The move + reference combo doesn't work, because with data owned by the closure there's no way to ensure the reference will be valid. Non-borrowing closure is movable and can be moved/destroyed. After it returns a reference, it could be moved to another thread, or it could modify the data in a way that invalidates the previous reference. Having closure borrow the data freezes it as read-only and attaches a lifetime to it that can be reused for returned references.

fn main() {
    let rows = 5;
    let columns = 7;

    let mut data = vec![0; rows * columns];
    let array = move |i: usize, j: usize| data[columns * i + j];

    let tmp = array(3,4);
    drop(array); // if array owns the data, this destroys the data
    assert_eq!(tmp, 0); // if this was a reference, it'd be use-after-free
}

Is it possible for the compiler to mark the returned reference to the captured variable as a borrowed reference from the closure so that the returned reference cannot out live the closure? In this way, we can eliminate the undefined behavior with the borrow checker.

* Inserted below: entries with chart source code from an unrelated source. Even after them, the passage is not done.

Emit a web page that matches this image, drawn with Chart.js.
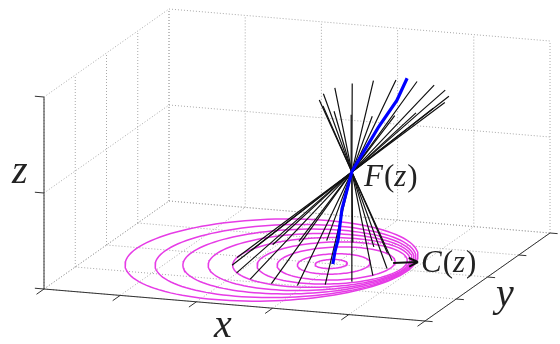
<!DOCTYPE html>
<html>
<head>
<meta charset="utf-8">
<script src="https://cdn.jsdelivr.net/npm/chart.js@4.4.0/dist/chart.umd.min.js"></script>
<style>
  html, body { margin: 0; padding: 0; background: #fff; }
  canvas { display: block; }
</style>
</head>
<body>
<canvas id="chart" width="560" height="344"></canvas>
<script>
// box ticks (unit cube)
const xTicks = [0, 0.2, 0.4, 0.6, 0.8, 1];
const yTicks = [0, 0.25, 0.5, 0.75, 1];
const zTicks = [0, 0.5, 1];

// C(z): circles on the floor, outer to inner
const ringCenterX = [0.437, 0.473, 0.505, 0.534, 0.562, 0.589, 0.600, 0.596, 0.590];
const ringCenterY = [0.488, 0.490, 0.496, 0.501, 0.506, 0.510, 0.508, 0.501, 0.499];
const ringRadius  = [0.355, 0.316, 0.280, 0.247, 0.215, 0.182, 0.143, 0.088, 0.039];

// F(z): blue focal curve
const focusX = [0.594, 0.600, 0.608, 0.618, 0.644, 0.713, 0.762, 0.789];
const focusY = [0.5, 0.5, 0.5, 0.5, 0.5, 0.5, 0.5, 0.5];
const focusZ = [0, 0.07, 0.13, 0.29, 0.49, 0.73, 0.88, 1.0];

// rays through F(z)
const rayBase = [0.542, 0.4925, 0];
const rayRadius = 0.194;
const rayApex = [0.644, 0.5, 0.488];
const rayReach = 0.81;
const rayAngles = [2, 22, 42, 62, 82, 102, 122, 142, 162, 182, 202, 222, 242, 262, 282, 302, 322, 342];

// arrow to C(z)
const arrowFrom = [0.732, 0.562, 0];
const arrowTo = [0.787, 0.593, 0];

// view
const view = { ox: 44, oy: 289, xx: 381, xy: 32, yx: 125, yy: -88, zy: -192 };
const yAspect = 1.265;

function project(p) {
    return {
        x: view.ox + view.xx * p[0] + view.yx * p[1],
        y: view.oy + view.xy * p[0] + view.yy * p[1] + view.zy * p[2]
    };
}

const datasets = [];
function addLine(points3d, style) {
    datasets.push(Object.assign({
        data: points3d.map(project),
        showLine: true,
        pointRadius: 0,
        fill: false,
        tension: 0,
        borderWidth: 1,
        borderColor: '#000'
    }, style));
}

const gridStyle = { borderColor: '#a8a8a8', borderDash: [1, 2], order: 6 };
const axisStyle = { borderColor: '#333', borderWidth: 1, order: 5 };

// left wall, back wall, floor
yTicks.forEach(y => addLine([[0, y, 0], [0, y, 1]], gridStyle));
zTicks.forEach(z => addLine([[0, 0, z], [0, 1, z]], gridStyle));
xTicks.forEach(x => addLine([[x, 1, 0], [x, 1, 1]], gridStyle));
zTicks.forEach(z => addLine([[0, 1, z], [1, 1, z]], gridStyle));
xTicks.forEach(x => addLine([[x, 0, 0], [x, 1, 0]], gridStyle));
yTicks.forEach(y => addLine([[0, y, 0], [1, y, 0]], gridStyle));

// axes and ticks
addLine([[0, 0, 0], [1, 0, 0]], axisStyle);
addLine([[1, 0, 0], [1, 1, 0]], axisStyle);
addLine([[0, 0, 0], [0, 0, 1]], axisStyle);
xTicks.forEach(x => addLine([[x, 0, 0], [x, -0.06, 0]], axisStyle));
yTicks.forEach(y => addLine([[1, y, 0], [1.02, y, 0]], axisStyle));
zTicks.forEach(z => addLine([[0, 0, z], [-0.024, 0, z]], axisStyle));

// rings
ringRadius.forEach((r, i) => {
    const pts = [];
    for (let t = 0; t <= 120; t++) {
        const a = t / 120 * 2 * Math.PI;
        pts.push([ringCenterX[i] + r * Math.cos(a), ringCenterY[i] + yAspect * r * Math.sin(a), 0]);
    }
    addLine(pts, { borderColor: '#e63ce6', borderWidth: 1.5, order: 3 });
});

// rays
rayAngles.forEach(deg => {
    const a = deg * Math.PI / 180;
    const b = [rayBase[0] + rayRadius * Math.cos(a), rayBase[1] + yAspect * rayRadius * Math.sin(a), rayBase[2]];
    const top = b.map((v, k) => rayApex[k] + rayReach * (rayApex[k] - v));
    addLine([b, rayApex, top], { borderColor: '#111', borderWidth: 1.2, order: 2 });
});

// focal curve
addLine(focusX.map((x, i) => [x, focusY[i], focusZ[i]]), { borderColor: '#0000ff', borderWidth: 3.2, order: 1 });

// arrow
addLine([arrowFrom, arrowTo], { borderColor: '#111', borderWidth: 2, order: 0 });
(function () {
    const p = project(arrowFrom), q = project(arrowTo);
    const len = Math.hypot(q.x - p.x, q.y - p.y);
    const ux = (q.x - p.x) / len, uy = (q.y - p.y) / len;
    [0.45, -0.45].forEach(s => {
        const c = Math.cos(s), sn = Math.sin(s);
        const dx = ux * c - uy * sn, dy = ux * sn + uy * c;
        datasets.push({
            data: [{ x: q.x - 10 * dx, y: q.y - 10 * dy }, q],
            showLine: true, pointRadius: 0, borderColor: '#111', borderWidth: 2, order: 0
        });
    });
})();

const texts = [
    { parts: [['z', true]], x: 12, y: 183, size: 40 },
    { parts: [['x', true]], x: 214, y: 337, size: 40 },
    { parts: [['y', true]], x: 496, y: 306, size: 40 },
    { parts: [['F', true], ['(', false], ['z', true], [')', false]], x: 364, y: 186, size: 31 },
    { parts: [['C', true], ['(', false], ['z', true], [')', false]], x: 421, y: 272, size: 31 }
];

const labelPlugin = {
    id: 'labels',
    afterDatasetsDraw(chart) {
        const ctx = chart.ctx;
        ctx.save();
        ctx.fillStyle = '#222';
        ctx.textBaseline = 'alphabetic';
        texts.forEach(t => {
            let x = t.x;
            t.parts.forEach(([s, it]) => {
                ctx.font = (it ? 'italic ' : '') + t.size + 'px "Liberation Serif", "DejaVu Serif", serif';
                ctx.fillText(s, x, t.y);
                x += ctx.measureText(s).width + (it ? 1 : 0);
            });
        });
        ctx.restore();
    }
};

new Chart(document.getElementById('chart').getContext('2d'), {
    type: 'scatter',
    data: { datasets: datasets },
    options: {
        responsive: false,
        animation: false,
        events: [],
        layout: { padding: 0 },
        plugins: { legend: { display: false }, tooltip: { enabled: false } },
        scales: {
            x: { type: 'linear', min: 0, max: 560, display: false },
            y: { type: 'linear', min: 0, max: 344, reverse: true, display: false }
        }
    },
    plugins: [labelPlugin]
});
</script>
</body>
</html>
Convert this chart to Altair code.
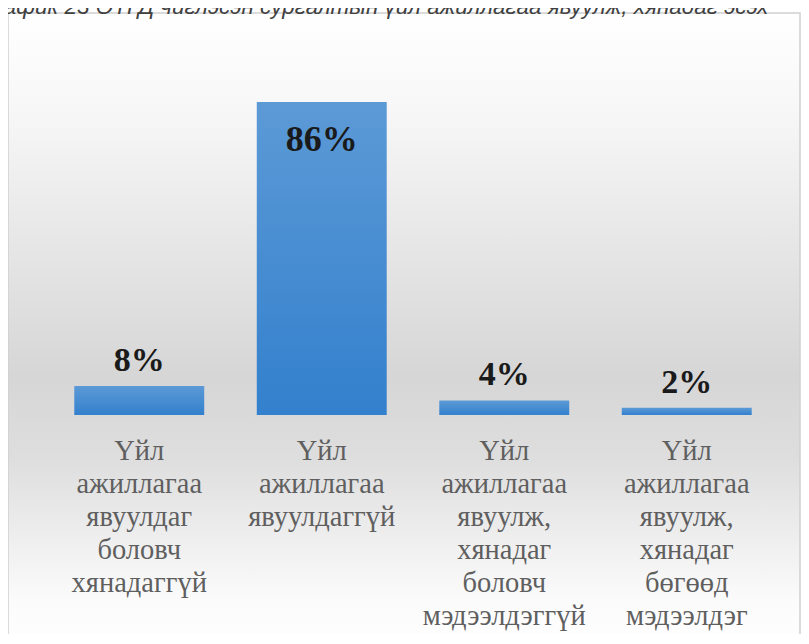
import altair as alt
import pandas as pd

categories = [
    "Үйл|ажиллагаа|явуулдаг|боловч|хянадаггүй",
    "Үйл|ажиллагаа|явуулдаггүй",
    "Үйл|ажиллагаа|явуулж,|хянадаг|боловч|мэдээлдэггүй",
    "Үйл|ажиллагаа|явуулж,|хянадаг|бөгөөд|мэдээлдэг",
]
values = [8, 86, 4, 2]
value_labels = ["8%", "86%", "4%", "2%"]
title_text = "График 23 ОТГД чиглэсэн сургалтын үйл ажиллагаа явуулж, хянадаг эсэх"

df = pd.DataFrame({"cat": categories, "value": values, "label": value_labels})

x_enc = alt.X(
    "cat:N",
    sort=categories,
    scale=alt.Scale(paddingInner=0.288, paddingOuter=0.144),
    axis=alt.Axis(
        title=None,
        domain=False,
        ticks=False,
        labelAngle=0,
        labelExpr="split(datum.label, '|')",
        labelFont="Liberation Serif",
        labelFontSize=28.5,
        labelLineHeight=33,
        labelColor="#5f5f5f",
        labelBaseline="top",
        labelPadding=21,
        labelLimit=0,
        zindex=1,
    ),
)
y_enc = alt.Y("value:Q", scale=alt.Scale(domain=[0, 100]), axis=None)

bg_gradient = alt.LinearGradient(
    gradient="linear",
    x1=0, x2=0, y1=0, y2=1,
    stops=[
        alt.GradientStop(offset=0.0, color="#ffffff"),
        alt.GradientStop(offset=0.14, color="#f8f8f8"),
        alt.GradientStop(offset=0.57, color="#d6d6d6"),
        alt.GradientStop(offset=0.7, color="#dedede"),
        alt.GradientStop(offset=0.92, color="#fbfbfb"),
        alt.GradientStop(offset=1.0, color="#ffffff"),
    ],
)

background = alt.Chart(pd.DataFrame({"d": [0]})).mark_rect(
    color=bg_gradient, stroke="#d0d0d0", strokeWidth=1.5
).encode(
    x=alt.value(-40), x2=alt.value(752), y=alt.value(-38), y2=alt.value(600)
)

title = alt.Chart(pd.DataFrame({"t": [title_text]})).mark_text(
    font="Liberation Sans", fontSize=22.5, fontStyle="italic", color="#404040",
    align="left", baseline="alphabetic"
).encode(text="t:N", x=alt.value(-68), y=alt.value(-37))

bar_gradient = alt.LinearGradient(
    gradient="linear",
    x1=0, x2=0, y1=0, y2=1,
    stops=[
        alt.GradientStop(offset=0.0, color="#5c9ad6"),
        alt.GradientStop(offset=1.0, color="#3380cd"),
    ],
)

base = alt.Chart(df)

bars = base.mark_bar(color=bar_gradient).encode(x=x_enc, y=y_enc)

labels_out = base.transform_filter("datum.value < 50").mark_text(
    font="Liberation Serif", fontSize=34, fontWeight="bold", color="#1a1a1a",
    baseline="bottom", dy=-8
).encode(x=x_enc, y=y_enc, text="label:N")

labels_in = base.transform_filter("datum.value >= 50").mark_text(
    font="Liberation Serif", fontSize=36, fontWeight="bold", color="#1a1a1a",
    baseline="middle", dy=38
).encode(x=x_enc, y=y_enc, text="label:N")

chart = alt.layer(background, title, bars, labels_out, labels_in).properties(
    width=730,
    height=364,
    autosize=alt.AutoSizeParams(type="none"),
    padding={"left": 40, "top": 43, "right": 23, "bottom": 219},
).configure_view(stroke=None).configure(background="#ffffff")

chart.save("out.html", embed_options={"renderer": "svg", "actions": False})
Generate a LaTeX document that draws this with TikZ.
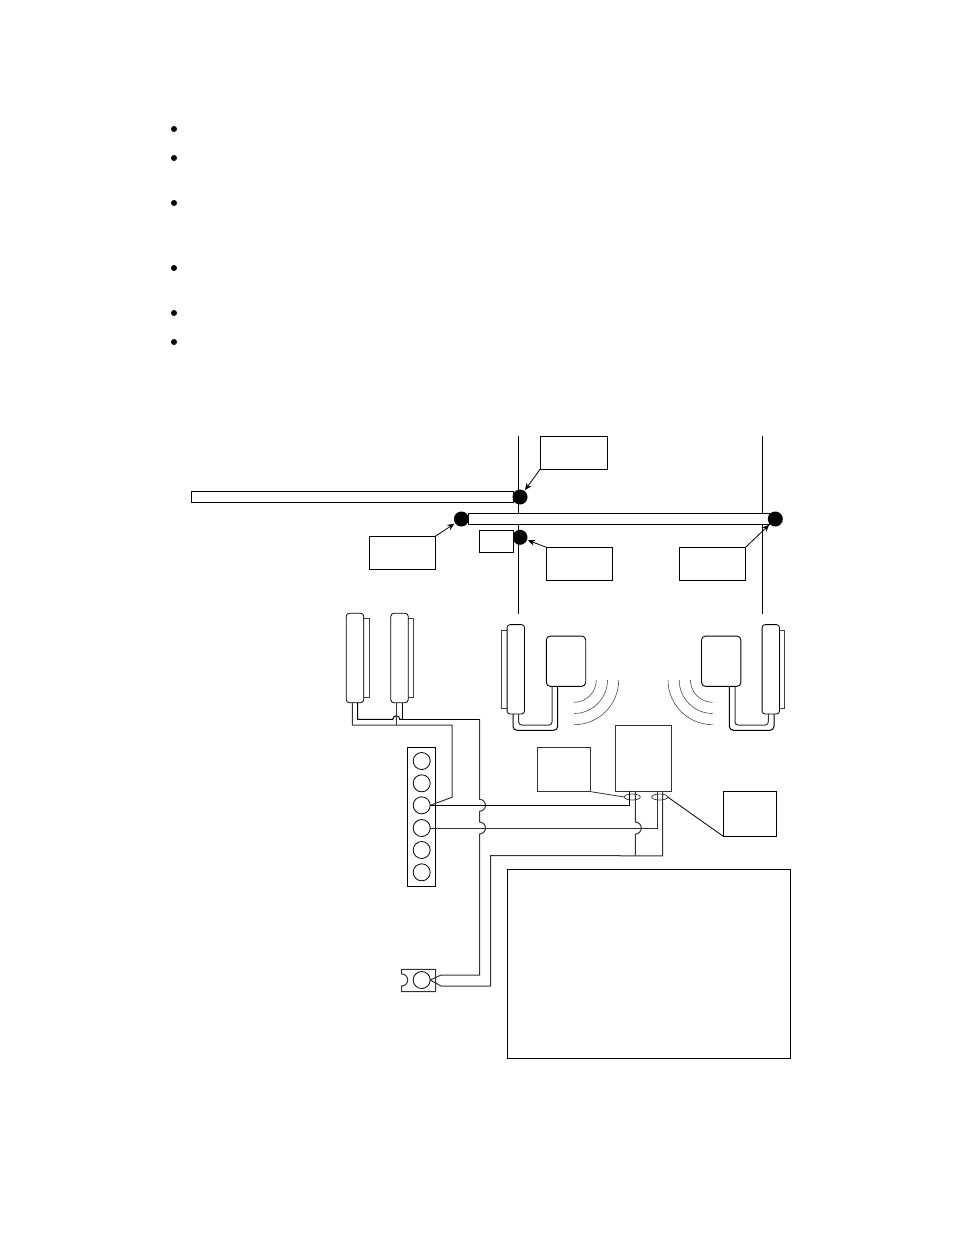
\documentclass[tikz,border=0pt]{standalone}
\usepackage{xcolor}
\usetikzlibrary{shapes.geometric}
\usetikzlibrary{arrows.meta}
\tikzset{
  box/.style={draw,fill=white,inner sep=0,outer sep=0,line width=.9pt},
  gbox/.style={box,draw=black!80},
  dot/.style={circle,fill=black,inner sep=0,outer sep=0,minimum size=15pt},
  bulletdot/.style={circle,fill=black,inner sep=0,minimum size=6pt},
  term/.style={circle,draw,fill=white,inner sep=0,outer sep=0,minimum size=17pt,line width=.8pt},
  handset/.style={draw,fill=white,rounded corners=3pt,inner sep=0,outer sep=0,minimum width=17.4pt,minimum height=89.4pt,line width=.8pt},
  backing/.style={draw=black!75,fill=white,inner sep=0,outer sep=0,minimum width=5.6pt,minimum height=78.6pt,line width=1pt},
  base/.style={draw,fill=white,rounded corners=4pt,inner sep=0,outer sep=0,minimum width=39.4pt,minimum height=50.3pt,line width=.9pt},
  clip ring/.style={draw=black!80,ellipse,inner sep=0,outer sep=0,line width=.7pt,minimum width=16pt,minimum height=6pt},
  wire/.style={line width=1pt},
  gwire/.style={line width=1pt,draw=black!80},
  pointer/.style={-{Stealth[length=7pt,width=6pt]},line width=.8pt,shorten >=1pt},
  wave/.style={line width=.6pt,draw=black!70}
}
\begin{document}
\begin{tikzpicture}[x=1pt,y=-1pt]
  \useasboundingbox (0,0) rectangle (954,1235);
  \fill[white] (0,0) rectangle (954,1235);

  \foreach \y [count=\i] in {129,158,203,268,313,342}
    \node (bul\i) [bulletdot] at (174,\y) {};

  % the two posts and the beams
  \coordinate (pal) at (518.4,435.7);
  \coordinate (pah) at (518.4,614);
  \coordinate (pbl) at (762.8,435.7);
  \coordinate (pbh) at (762.8,614);
  \draw[wire,line width=.8pt] (pal) -- (pah);
  \draw[wire,line width=.8pt] (pbl) -- (pbh);
  \node (beamw) [box,minimum width=322pt,minimum height=11.4pt] at (352,497) {};
  \node (beame) [box,minimum width=301pt,minimum height=11.4pt] at (618.5,519) {};
  \node (dotn) [dot] at (520,497) {};
  \node (dotw) [dot] at (461.4,519) {};
  \node (dots) [dot] at (520,537.3) {};
  \node (dote) [dot] at (775.3,519) {};

  \node (lbln) [box,minimum width=67.5pt,minimum height=33pt] at (573.8,452.8) {};
  \node (lblw) [box,minimum width=66.3pt,minimum height=33pt] at (402.2,552.8) {};
  \node (lbls) [box,minimum width=34.6pt,minimum height=22pt] at (496.3,541.3) {};
  \node (lblm) [box,minimum width=66.1pt,minimum height=33pt] at (579.5,563.8) {};
  \node (lble) [box,minimum width=66.1pt,minimum height=33pt] at (712.5,563.8) {};
  \draw[pointer] (lbln.south west) -- (dotn);
  \draw[pointer] (lblw.north east) -- (dotw);
  \draw[pointer] (lblm.north west) -- (dots);
  \draw[pointer] (lble.north east) -- (dote);

  % telephones
  \node (bka) [backing] at (366.5,658.2) {};
  \node (bkb) [backing] at (410.7,658.2) {};
  \node (bkc) [backing] at (504.5,669.3) {};
  \node (bkd) [backing] at (782,669.3) {};
  \node (hsa) [handset] at (355,658) {};
  \node (hsb) [handset] at (399.5,658) {};
  \node (hsc) [handset] at (515.8,669.3) {};
  \node (hsd) [handset] at (770.8,669.3) {};
  \node (bsc) [base] at (566,661.2) {};
  \node (bsd) [base] at (721.2,661.2) {};

  \path (hsa.south) +(-2.7,0) coordinate (hsal);
  \path (hsa.south) +(2.5,0) coordinate (hsar);
  \path (hsb.south) +(-3.2,0) coordinate (hsbl);
  \path (hsb.south) +(2.5,0) coordinate (hsbr);
  \path (hsc.south) +(-2.8,0) coordinate (hscl);
  \path (hsc.south) +(2.9,0) coordinate (hscr);
  \path (bsc.south) +(-14,0) coordinate (bscl);
  \path (bsc.south) +(-8.3,0) coordinate (bscr);
  \path (hsd.south) +(-2.5,0) coordinate (hsdl);
  \path (hsd.south) +(3.2,0) coordinate (hsdr);
  \path (bsd.south) +(8.1,0) coordinate (bsdl);
  \path (bsd.south) +(13.8,0) coordinate (bsdr);

  \draw[wire,rounded corners=4pt] (hscl) -- ++(0,16.3) -| (bscr);
  \draw[gwire,rounded corners=3pt] (hscr) -- ++(0,11) -| (bscl);
  \draw[wire,rounded corners=4pt] (hsdr) -- ++(0,16.3) -| (bsdl);
  \draw[gwire,rounded corners=3pt] (hsdl) -- ++(0,11) -| (bsdr);

  \foreach \r in {22.3,33.5,44.7} {
    \draw[wave] (574,680+\r) arc [start angle=-90,end angle=0,radius=\r pt];
    \draw[wave] (712.7,680+\r) arc [start angle=-90,end angle=-180,radius=\r pt];
  }

  % terminal block and boxes
  \node (block) [box,minimum width=27.6pt,minimum height=138.7pt] at (421.5,816.6) {};
  \foreach \y [count=\i] in {761,783.3,805.3,828,850,872.3}
    \node (t\i) [term] at (421.7,\y) {};
  \node (amp) [gbox,minimum width=56pt,minimum height=66.3pt] at (643.7,758.2) {};
  \node (lbla) [gbox,minimum width=53pt,minimum height=44.7pt] at (564.2,769.3) {};
  \node (lblb) [box,minimum width=53.4pt,minimum height=45pt] at (750,813.8) {};
  \node (note) [box,minimum width=283.2pt,minimum height=189pt] at (648.9,963.8) {};

  \path (amp.south) +(-14,0) coordinate (ampa);
  \path (amp.south) +(-8.4,0) coordinate (ampb);
  \path (amp.south) +(13.6,0) coordinate (ampc);
  \path (amp.south) +(19,0) coordinate (ampd);
  \node (clpa) [clip ring] at (632.3,797) {};
  \node (clpb) [clip ring] at (659.7,797) {};
  \draw[gwire,line width=.8pt] (lbla.south east) -- (clpa.west);
  \draw[wire,line width=.8pt] (lblb.south west) -- (clpb.east);

  % plug
  \draw[gwire] (401.7,986) arc [start angle=-90,end angle=90,radius=6pt]
    -- (401.7,969.3) -- (435.7,969.3) -- (435.7,991.7) -- (401.7,991.7) -- cycle;
  \node (jack) [term] at (421.7,980) {};

  % wiring
  \draw[wire] (hsar) -- ++(0,16.6) -- (392.8,719.3)
    arc [start angle=180,end angle=0,radius=3.5pt] -- (402,719.3);
  \draw[wire] (hsbr) -- (402,719.3);
  \draw[wire] (402,719.3) -- (479.5,719.3);
  \draw[gwire] (479.5,719.3) -- (479.5,799.3)
    arc [start angle=90,end angle=-90,radius=6pt] -- (479.5,822)
    arc [start angle=90,end angle=-90,radius=6pt] -- (479.5,975)
    -- (441,975) -- (jack.east);
  \draw[gwire] (hsal) -- ++(0,22.3) -- (452,725) -- (452,797.3) -- (t3.east);
  \draw[gwire] (hsbl) -- ++(0,22.3);
  \draw[wire] (t3.east) -| (ampa);
  \draw[gwire] (t4.east) -| (ampc);
  \draw[gwire] (ampb) -- ++(0,30.7)
    arc [start angle=90,end angle=-90,radius=6pt] -- (635.3,855.7);
  \draw[gwire] (ampd) -- ++(0,64.4) -- (490.7,855.7) -- (490.7,986) -- (441,986) -- (jack.east);
\end{tikzpicture}
\end{document}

Here are some examples to show what I mean.

Dropping the closure while being borrowed is an error:

fn main() {
    let rows = 5;
    let columns = 7;

    let mut data = vec![0; rows * columns];
    let mut array = move |i: usize, j: usize| &mut data[columns * i + j];

    let tmp = array(3, 4); // `tmp` is a reference borrowed from the closure `array` and cannot out live `array`.
    drop(array); // Error because `array` is being dropped while being borrowed.
    assert_eq(tmp, 0);
}

Mutably borrow the closure multiple times at the same time is a error:

fn main() {
    let rows = 5;
    let columns = 7;

    let mut data = vec![0; rows * columns];
    let mut array = move |i: usize, j: usize| &mut data[columns * i + j];

    let tmp_1 = array(3, 4); // OK.
    let tmp_2 = array(2, 3); // Error since `array` is already being mutably borrowed.
    assert_eq(tmp_1, 0);
}

Immutably borrow the closure multiple times is fine:

fn main() {
    let rows = 5;
    let columns = 7;

    let data = vec![0; rows * columns];
    let array = move |i: usize, j: usize| &data[columns * i + j];

    let tmp_1 = array(3, 4); // OK.
    let tmp_2 = array(2, 3); // OK since we only have immutable borrows from the closure.
    assert_eq(tmp_1, 0);
    assert_eq(tmp_2, 0);
}

If the previous mutable borrow ends, you can mutably borrow the closure again:

fn main() {
    let rows = 5;
    let columns = 7;

    let mut data = vec![0; rows * columns];
    let mut array = move |i: usize, j: usize| &mut data[columns * i + j];

    assert_eq(*array(3, 4), 0); // OK. This line borrows the closure and then the borrow ends.
    *array(3, 4) = 5; // OK.
    assert_eq(*array(3, 4), 5); // OK.
}

This requires GATs, generic associated types.